Tuesday, June 28, 2011

The accuracy fallacy


“I hate accuracy in CAD!” I remember a friend declaring 2 decades ago. I also recall, early in my career, small-scale-builders giving me a hard time on construction sites for dimensions on my drawings ending with 2,3,7 (mm);
Accuracy is a tricky thing – a double edged sward. It is not an interchangeable term with dimensioning, however the two are closely related.

Over the recent times, often guided by PI insurers, design consultants have developed an almost pathological fear of dimensioning. You can leaf through hundreds of sheets of IFC sets with very little dimensioning on them, to then find yourself on ‘setout’ drawings that have random dimensions all-over the place, including positions of section-markers and loose furniture.

“Traditionally” a dimension meant an instruction: somebody thoughtfully set out grids, openings, fittings in all 3 directions.
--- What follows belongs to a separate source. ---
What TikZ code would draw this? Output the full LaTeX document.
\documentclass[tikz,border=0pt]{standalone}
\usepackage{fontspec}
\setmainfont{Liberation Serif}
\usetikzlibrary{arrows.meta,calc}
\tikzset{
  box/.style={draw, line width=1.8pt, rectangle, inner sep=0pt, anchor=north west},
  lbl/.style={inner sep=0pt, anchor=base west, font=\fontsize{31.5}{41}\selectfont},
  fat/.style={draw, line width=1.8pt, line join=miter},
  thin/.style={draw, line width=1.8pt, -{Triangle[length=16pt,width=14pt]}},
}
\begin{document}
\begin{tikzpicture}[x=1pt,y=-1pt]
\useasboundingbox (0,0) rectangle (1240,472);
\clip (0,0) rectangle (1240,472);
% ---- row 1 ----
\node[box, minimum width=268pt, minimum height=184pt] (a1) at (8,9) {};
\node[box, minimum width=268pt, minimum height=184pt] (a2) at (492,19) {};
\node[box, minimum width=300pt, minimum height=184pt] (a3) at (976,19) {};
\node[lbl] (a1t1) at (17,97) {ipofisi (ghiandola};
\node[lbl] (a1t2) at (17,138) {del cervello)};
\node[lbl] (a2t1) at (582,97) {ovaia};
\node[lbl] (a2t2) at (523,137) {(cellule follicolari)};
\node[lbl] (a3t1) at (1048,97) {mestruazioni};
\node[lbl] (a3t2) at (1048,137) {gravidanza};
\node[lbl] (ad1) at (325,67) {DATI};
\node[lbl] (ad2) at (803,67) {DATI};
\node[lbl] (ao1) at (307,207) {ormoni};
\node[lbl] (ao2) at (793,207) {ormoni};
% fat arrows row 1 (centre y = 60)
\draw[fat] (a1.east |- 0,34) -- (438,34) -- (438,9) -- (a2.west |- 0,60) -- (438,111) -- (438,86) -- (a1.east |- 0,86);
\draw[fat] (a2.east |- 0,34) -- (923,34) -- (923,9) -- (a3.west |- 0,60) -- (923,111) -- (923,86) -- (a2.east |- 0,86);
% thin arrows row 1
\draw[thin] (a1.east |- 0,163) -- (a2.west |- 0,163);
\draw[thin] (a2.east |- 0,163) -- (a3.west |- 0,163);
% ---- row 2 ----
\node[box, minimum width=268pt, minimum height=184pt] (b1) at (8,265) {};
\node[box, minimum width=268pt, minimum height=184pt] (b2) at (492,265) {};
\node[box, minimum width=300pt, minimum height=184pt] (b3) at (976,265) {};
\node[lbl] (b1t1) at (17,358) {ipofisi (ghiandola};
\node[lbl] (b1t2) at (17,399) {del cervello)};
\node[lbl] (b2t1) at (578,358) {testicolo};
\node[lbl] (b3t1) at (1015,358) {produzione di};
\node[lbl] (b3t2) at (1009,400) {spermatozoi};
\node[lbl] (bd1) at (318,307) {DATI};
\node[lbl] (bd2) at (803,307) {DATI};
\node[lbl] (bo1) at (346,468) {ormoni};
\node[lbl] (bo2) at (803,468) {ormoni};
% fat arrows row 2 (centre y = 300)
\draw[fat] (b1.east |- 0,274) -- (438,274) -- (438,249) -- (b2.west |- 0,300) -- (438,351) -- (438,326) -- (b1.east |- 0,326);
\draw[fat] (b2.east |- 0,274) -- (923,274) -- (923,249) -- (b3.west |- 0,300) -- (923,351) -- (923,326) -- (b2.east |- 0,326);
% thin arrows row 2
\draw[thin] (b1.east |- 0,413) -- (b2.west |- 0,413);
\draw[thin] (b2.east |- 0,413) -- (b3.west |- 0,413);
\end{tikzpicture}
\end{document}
There also existed a common knowledge of relationships and min dimensions for typical details.

In CAD/BIM world, dimensioning became an after-thought – if the CAD file was accurate, a somewhat automated afterthought.
This on its own should’ve not been a problem if the thinking had gone-in when the digital file was originally prepared, i.e. walls were set out to some logic, same for openings.
Tolerances taken into account between various elements and a 3D grid set in stone.

Applying uncontrolled dimensions is a dangerous practice, BIM/CAD accuracy will not help you there.